The Hunt keeps audience in suspense

With quarantine keeping everyone stuck indoors, Netflix new releases such as “The Hunt” may satisfy our hunger for adventure. The Hunt is a different…a realistic horror movie.
In “The Hunt”, released on March 13, a group of individuals wake up in the middle of a field with no idea where they are. They’re bonded and restrained with ropes and zip ties. One by one, they manage to find a key and unbind themselves, but what happens next is unimaginable.
The storyline revolves around this group of randomized people kidnapped from multiple places around the world and brought to an undisclosed location in the middle of England. They are forced to fight for survival against their kidnappers who brought them there for one reason and one reason only: to hunt and kill them simply just for sport, which sounds pretty terrifying.
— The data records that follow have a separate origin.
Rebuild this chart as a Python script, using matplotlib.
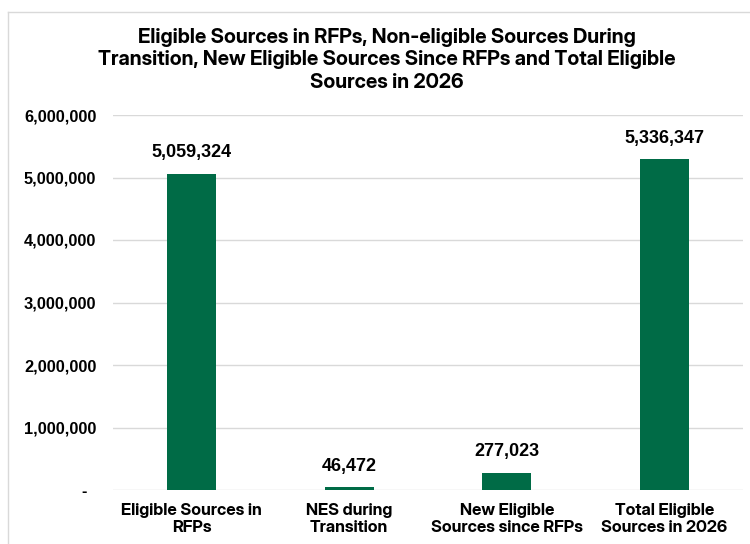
import matplotlib
matplotlib.use("Agg")
import matplotlib.pyplot as plt
from matplotlib.lines import Line2D
from matplotlib.ticker import FuncFormatter, MultipleLocator

categories = ["Eligible Sources in\nRFPs", "NES during\nTransition",
              "New Eligible\nSources since RFPs", "Total Eligible\nSources in 2026"]
values = [5059324, 46472, 277023, 5289875]
value_labels = ["5,059,324", "46,472", "277,023", "5,336,347"]
title = ("Eligible Sources in RFPs, Non-eligible Sources During\n"
         "Transition, New Eligible Sources Since RFPs and Total Eligible\n"
         "Sources in 2026")

BAR = "#006B46"
GRID = "#D9D9D9"

fig = plt.figure(figsize=(7.5, 5.44), dpi=100)
W, H = 750, 544
ax = fig.add_axes([113 / W, 1 - 490 / H, (743 - 113) / W, (490 - 115) / H])

x = list(range(len(categories)))
bars = ax.bar(x, values, width=0.31, color=BAR, zorder=3)

ax.set_xlim(-0.5, len(categories) - 0.5)
ax.set_ylim(0, 6000000)
ax.yaxis.set_major_locator(MultipleLocator(1000000))
ax.yaxis.set_major_formatter(FuncFormatter(lambda v, p: "-  " if v == 0 else f"{int(v):,}"))
ax.grid(axis="y", color=GRID, lw=1, zorder=0)
for s in ax.spines.values():
    s.set_visible(False)
ax.tick_params(axis="both", length=0)
ax.tick_params(axis="y", pad=12)
ax.tick_params(axis="x", pad=9)
for lab in ax.get_yticklabels():
    lab.set_family("Liberation Sans")
    lab.set_weight("bold")
    lab.set_fontsize(11.8)

ax.set_xticks(x)
ax.set_xticklabels(categories, family="Inter Display", weight="bold",
                   fontsize=12, linespacing=1.2)

for xi, v, t in zip(x, values, value_labels):
    ax.annotate(t, (xi, v), xytext=(0, 9), textcoords="offset points",
                ha="center", va="bottom", family="Liberation Sans",
                weight="bold", fontsize=13)

fig.text(387 / W, 1 - 28 / H, title, ha="center", va="top",
         family="Inter Display", weight="bold", fontsize=14.6, linespacing=1.22)

# outer chart border (top and left edges)
fig.add_artist(Line2D([8 / W, 1.0], [1 - 11.5 / H, 1 - 11.5 / H], color=GRID, lw=1))
fig.add_artist(Line2D([8 / W, 8 / W], [0, 1 - 11.5 / H], color=GRID, lw=1))

fig.savefig("out.png", dpi=100)
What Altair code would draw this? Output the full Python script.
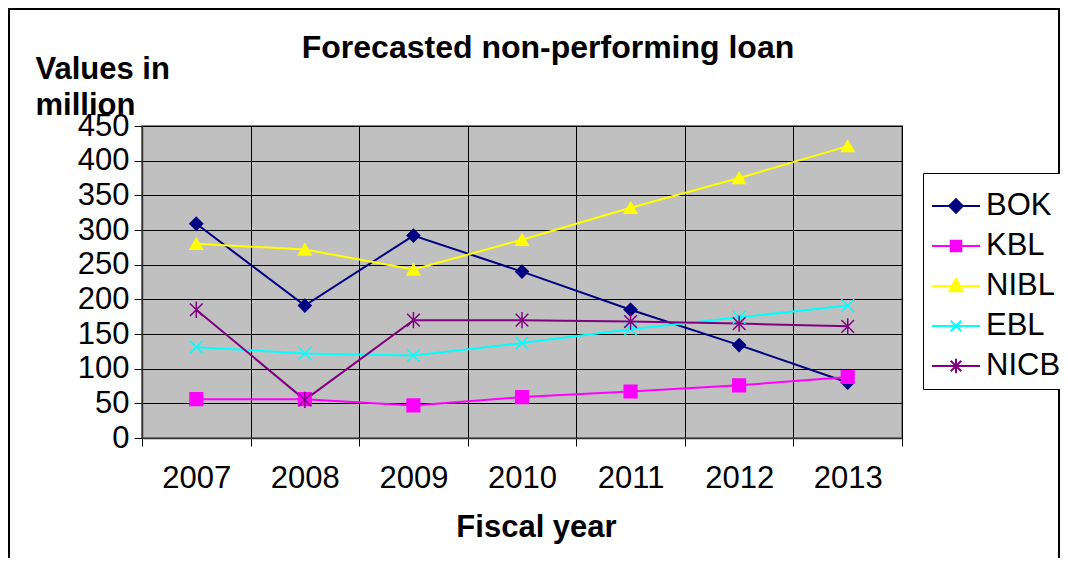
import altair as alt
import pandas as pd

years = ["2007", "2008", "2009", "2010", "2011", "2012", "2013"]
banks = ["BOK", "KBL", "NIBL", "EBL", "NICB"]
BOK = [309, 191, 292, 240, 185, 134, 80]
KBL = [56, 56, 47, 59, 67, 76, 88]
NIBL = [280, 272, 243, 286, 332, 375, 421]
EBL = [131, 122, 119, 137, 157, 174, 191]
NICB = [185, 55, 170, 170, 168, 165, 161]
colors = ["#000080", "#FF00FF", "#FFFF00", "#00FFFF", "#800080"]

series = {"BOK": BOK, "KBL": KBL, "NIBL": NIBL, "EBL": EBL, "NICB": NICB}
rows = []
for b in banks:
    for y, v in zip(years, series[b]):
        rows.append({"year": y, "bank": b, "value": v})
df = pd.DataFrame(rows)

FONT = "Liberation Sans"

marker_shapes = [
    "diamond",
    "square",
    "triangle-up",
    "M-1,-1L1,1M-1,1L1,-1",
    "M-1,-1L1,1M-1,1L1,-1M0,-1.3L0,1.3",
]
legend_shapes = [
    "M-1,0L1,0M0,-0.28L0.28,0L0,0.28L-0.28,0Z",
    "M-1,0L1,0M-0.22,-0.22L0.22,-0.22L0.22,0.22L-0.22,0.22Z",
    "M-1,0L1,0M0,-0.3L0.28,0.22L-0.28,0.22Z",
    "M-1,0L1,0M-0.22,-0.22L0.22,0.22M-0.22,0.22L0.22,-0.22",
    "M-1,0L1,0M-0.22,-0.22L0.22,0.22M-0.22,0.22L0.22,-0.22M0,-0.3L0,0.3",
]

xenc = alt.X(
    "year:O",
    bandPosition=0.5,
    scale=alt.Scale(type="band", paddingInner=0, paddingOuter=0),
    axis=alt.Axis(
        title="Fiscal year",
        tickBand="extent",
        grid=True,
        gridColor="#000000",
        gridWidth=1,
        labelAngle=0,
        labelFontSize=31,
        labelFont=FONT,
        labelColor="#000000",
        labelPadding=17,
        tickSize=8,
        tickColor="#000000",
        domainColor="#333333",
        domainWidth=1.5,
        titleFontSize=31,
        titleFont=FONT,
        titleFontWeight="bold",
        titleX=394,
        titleY=98,
        titleAlign="center",
        titleBaseline="alphabetic",
        titleColor="#000000",
    ),
)
yenc = alt.Y(
    "value:Q",
    scale=alt.Scale(domain=[0, 450], nice=False, zero=True),
    axis=alt.Axis(
        title=["Values in", "million"],
        values=list(range(0, 451, 50)),
        grid=True,
        gridColor="#000000",
        gridWidth=1,
        labelFontSize=31,
        labelFont=FONT,
        labelColor="#000000",
        labelPadding=5,
        tickSize=8,
        tickColor="#000000",
        domainColor="#333333",
        domainWidth=1.5,
        titleFontSize=31,
        titleFont=FONT,
        titleFontWeight="bold",
        titleAngle=0,
        titleX=-107,
        titleY=-48,
        titleAlign="left",
        titleBaseline="alphabetic",
        titleLineHeight=36,
        titleColor="#000000",
    ),
)

cscale = alt.Scale(domain=banks, range=colors)

lines = alt.Chart(df).mark_line(strokeWidth=2).encode(
    x=xenc,
    y=yenc,
    color=alt.Color("bank:N", scale=cscale, legend=None),
)

points = alt.Chart(df).mark_point(filled=True, size=160, strokeWidth=1.5, opacity=1).encode(
    x=xenc,
    y=yenc,
    shape=alt.Shape("bank:N", scale=alt.Scale(domain=banks, range=marker_shapes), legend=None),
    fill=alt.Fill("bank:N", scale=cscale, legend=None),
    stroke=alt.Stroke("bank:N", scale=cscale, legend=None),
)

leg = alt.Legend(
    title=None,
    orient="none",
    legendX=781,
    legendY=47,
    strokeColor="#000000",
    fillColor="#FFFFFF",
    padding=8,
    labelFontSize=31,
    labelFont=FONT,
    labelColor="#000000",
    symbolStrokeWidth=2,
    symbolSize=2300,
    labelOffset=5,
    rowPadding=-11,
)

legend_layer = (
    alt.Chart(df)
    .transform_filter("datum.value < -1000")
    .mark_point(filled=True, size=2300, strokeWidth=2, opacity=1)
    .encode(
        x=xenc,
        y=yenc,
        shape=alt.Shape("bank:N", scale=alt.Scale(domain=banks, range=legend_shapes), legend=leg),
        fill=alt.Fill("bank:N", scale=alt.Scale(domain=banks, range=colors), legend=leg),
        stroke=alt.Stroke("bank:N", scale=alt.Scale(domain=banks, range=colors), legend=leg),
    )
)

frame = alt.Chart(pd.DataFrame({"a": [0]})).mark_rect(
    fillOpacity=0, stroke="#000000", strokeWidth=2
).encode(
    x=alt.value(-133), x2=alt.value(917), y=alt.value(-117), y2=alt.value(445)
)

chart = (
    alt.layer(frame, lines, points, legend_layer)
    .resolve_scale(shape="independent", fill="independent", stroke="independent", color="independent")
    .properties(
        width=760,
        height=312,
        title=alt.TitleParams(
            "Forecasted non-performing loan",
            fontSize=32,
            font=FONT,
            fontWeight="bold",
            anchor="middle",
            dx=26,
            dy=57,
            color="#000000",
            offset=0,
        ),
        autosize=alt.AutoSizeParams(type="none"),
        padding={"left": 134, "top": 118, "right": 158, "bottom": 120},
        background="#FFFFFF",
    )
    .configure_view(fill="#C0C0C0", stroke="#808080", strokeWidth=2)
)

chart.save("out.html", embed_options={"renderer": "svg", "actions": False})
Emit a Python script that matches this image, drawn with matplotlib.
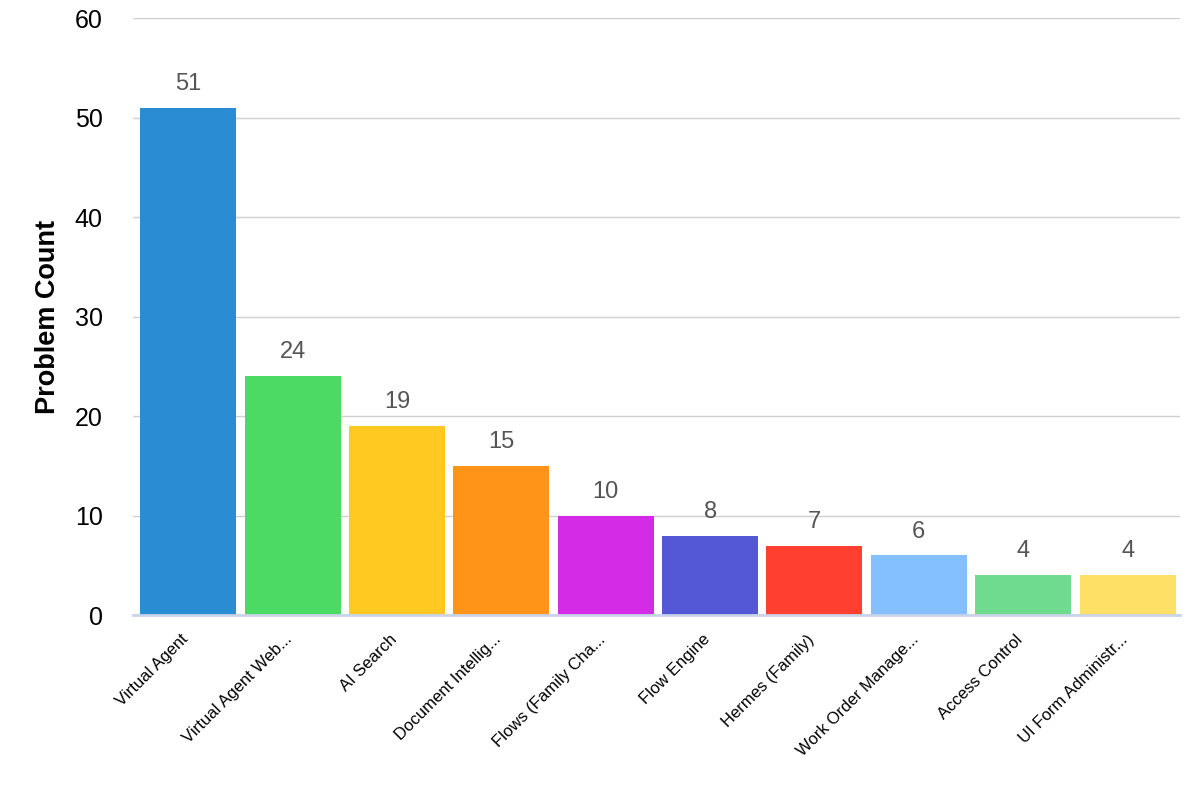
import matplotlib
matplotlib.use("Agg")
import matplotlib.pyplot as plt
import matplotlib.transforms as mtransforms

plt.rcParams['font.family'] = ['Liberation Sans', 'DejaVu Sans']

categories = ["Virtual Agent", "Virtual Agent Web...", "AI Search", "Document Intellig...",
              "Flows (Family Cha...", "Flow Engine", "Hermes (Family)", "Work Order Manage...",
              "Access Control", "UI Form Administr..."]
counts = [51, 24, 19, 15, 10, 8, 7, 6, 4, 4]
colors = ["#2a8dd4", "#4cd964", "#ffc922", "#ff9419", "#d42ce6",
          "#5558d6", "#ff4030", "#84bfff", "#6fdb8f", "#ffe066"]

fig = plt.figure(figsize=(12, 8), dpi=100)
ax = fig.add_axes([0.111, 0.231, 0.872, 0.7465])

x = range(len(categories))
ax.bar(x, counts, width=0.92, color=colors, zorder=3)

for i, v in enumerate(counts):
    ax.text(i, v + 1.3, str(v), ha="center", va="bottom", fontsize=17, color="#555555")

ax.set_ylim(0, 60)
ax.set_xlim(-0.527, 9.498)
ax.set_yticks(range(0, 61, 10))
ax.yaxis.grid(True, color="#d0d0d0", linewidth=1, zorder=0)
ax.tick_params(axis="y", length=0, labelsize=18, pad=22)
ax.tick_params(axis="x", length=0, labelsize=12, pad=12)
ax.set_xticks(list(x))
ax.set_xticklabels(categories, rotation=45, ha="right", rotation_mode="anchor")

# nudge rotated labels a bit left so they end just left of the bar centre
shift = mtransforms.ScaledTranslation(-8 / 100, 0, fig.dpi_scale_trans)
for lbl in ax.get_xticklabels():
    lbl.set_transform(lbl.get_transform() + shift)

for side in ["top", "right", "left"]:
    ax.spines[side].set_visible(False)
ax.spines["bottom"].set_color("#c8d4e8")
ax.spines["bottom"].set_linewidth(2)
ax.spines["bottom"].set_zorder(4)

ax.set_ylabel("Problem Count", fontsize=19.5, fontweight="bold", labelpad=10)

fig.savefig("out.png", dpi=100)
It stars Wayne Duvall (Don), Betty Gilpin (Crystal) and Emma Roberts (Yoga Pants), and is produced by Blumhouse Productions, who has helped in incredibly successful movies such as Get Out,The Purge and Paranormal Activity.
“What people believe I am hunting human beings at my Manor?” This quote by Hilary Swank (Athena) is about all the audience needs to know about the plot of this movie. It’s dark yet hilariously funny at times, such as when some characters are naive enough to think they are avoiding the consequences that led to their own demise. Yet it still can qualify as a real, modern times horror movie.
The “enemies” (Swank, Amy Madigan as Miranda “Ma” and Reed Birney as Julius “Pop”) are believed to “pick” their victims due to their history in their political opinions and such. In the first few minutes of the movie, it displays multiple scenes that aroused confusion, such as a conversation on a private jet that discussed the idea of ‘The Hunt’ and how it worked, keeping me immersed throughout the entire movie.
It was a movie that hit the ground running from the beginning, and had multiple references to real life, as well as other references to real life politics, which help build a comedic backbone to a story where every single character is executable at any moment. It’s a movie where the audience doesn’t focus on one or two characters specifically but the group as a whole.
All in all, I would rate this movie as a 5 out of 5, due to its complicated and precise title that requires viewers to watch the movie in total to find small hints to the climax of the film. It builds up its suspense slowly, and viewers are so hooked into the story that they don’t realize who is – or possibly could be – the enemy. This is a great film and I would highly recommend it to anyone who loves a “down-to-earth” horror film that hinges on the unknown reality that could be unfolding in real-time without a clue.